Here are some examples:
- You live alone and earn $2,000 per month in take-home pay. The surplus income standard for a one person household is $2,152 for 2018. Your total household income (in this case just your income) is greater than that so you may owe surplus income. However your surplus income is less than $200 over the limit (it’s $2,000-$2,152=$152) so there’s no surplus income obligation. Your monthly surplus income payment = $0.
- You live with your spouse. You earn $2,000 and your spouse earns $1,800. The government standard for a two person household is $2,679. The total household income is greater than that so you may owe surplus income. Your share of the amount that the total income is over the standard is greater than $200 so you will have a surplus income obligation. The household is over the standard by $1,121. Your share of the household income is 52% ($2,000/$3,800) so your share of the excess is $582. Your surplus income obligation is equal to 50% of your share of the excess or $291.
Keep in mind, the examples only show one month. Your trustee is required to look at the first six or seven months of your bankruptcy and then calculate your average surplus income obligation to determine whether or not you will be required to pay and how long your bankruptcy is going to run.
Having said all of that, it is important to keep in mind that there are alternatives to filing for bankruptcy. If you know that your income is over the government standard and that you will have to a surplus income obligation for 21 months perhaps you should consider filing a consumer proposal instead of bankruptcy.
In a consumer proposal you and your creditors come to an agreement as to how much of your debt you will repay. It will be more money than you are required to pay in a bankruptcy, but the good news for you is the payment might be more manageable than it is today. It is just something to discuss with your trustee before you decide to file.
Make certain you understand how the surplus income obligation works before you sign your bankruptcy documents. You can imagine how angry you will be if you think your bankruptcy will only run for nine months and then you find out it will really run for 21 because you have a surplus income obligation.
If you are considering declaring bankruptcy, contact a Bankruptcy Canada trustee today to talk about both how much your surplus income might be and what your options are.

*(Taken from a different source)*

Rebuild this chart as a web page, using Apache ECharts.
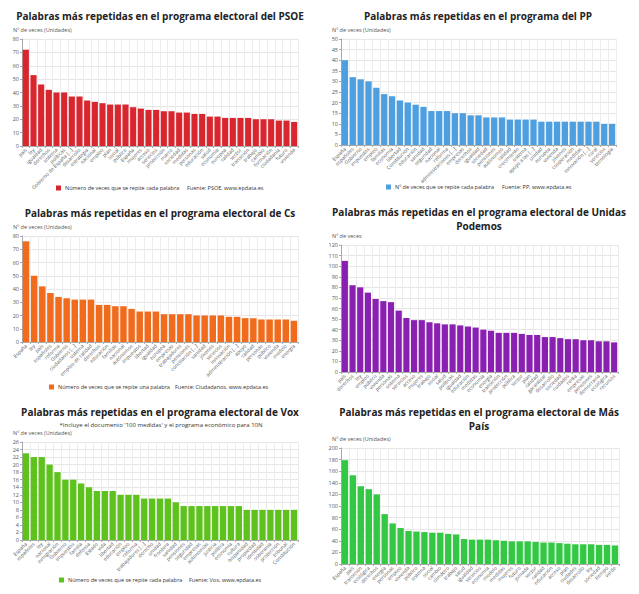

My husband and me are 3 years into a 5 year consumer proposal. I am not working and my unemployment will end soon (1 week of payment to receive). We already sold our detached home in Brampton, ON. (3 bedrooms, beautiful in-ground pool and hot-tub), as we could not afford our payments. We bought a modified mobile home in a park in Flamborough, ON. We moved here Nov. 1st. 2013. We were ok until my EI runs out. My search for work has been unsuccessful, maybe due to my age. (53). I have also given up my car. However we have a small mortgage here with the prior owner, payment of 462.50 bi-weekly to the people we filed consumer proposal with, land lease about 500.00 per month, as well as utilities. On top of that we do have a credit card that has a monthly min. payment of close to 300.00, which after paying, we owe more the next month because more of the minimum goes to interest. My question is – can we file bankruptcy? If so would we lose our home and my husband’s pickup truck, his only way of getting to work? We will not be able to keep up with bills and be able to eat. We appreciate your help.
The short answer is yes, you can file bankruptcy even if you are in a consumer proposal.
Whether or not you will lose your home depends on the value of the home, and the amount owing on your mortgage. As for the pick up truck, in a bankruptcy you are permitted to keep one motor vehicle worth up to $5,650 in Ontario (the rules are different in different provinces); if the vehicle is worth more than that your husband could pay the difference and keep it.
I would suggest you contact a trustee immediately to review your options and determine if a bankruptcy is the correct solution if you are unable to complete the proposal. Here’s the link: http://bankruptcy-canada.com/contact-a-trustee/
I have a home in BC I reside on Alberta that is owned by my dad ,bbrother and myself which is paid off. And have a debt with the CRA thanks to their stupid assesments, what would happen in this case as selling isn’t an option. I’m assuming they have leined it but haven’t received papers saying so.
Hi Ken. I suggest you do a lien search on the property (or have a lawyer do it); the next steps will depend on whether or not they have already liened the property. With that information you can then talk to a lawyer or licensed insolvency trustee to determine your best options.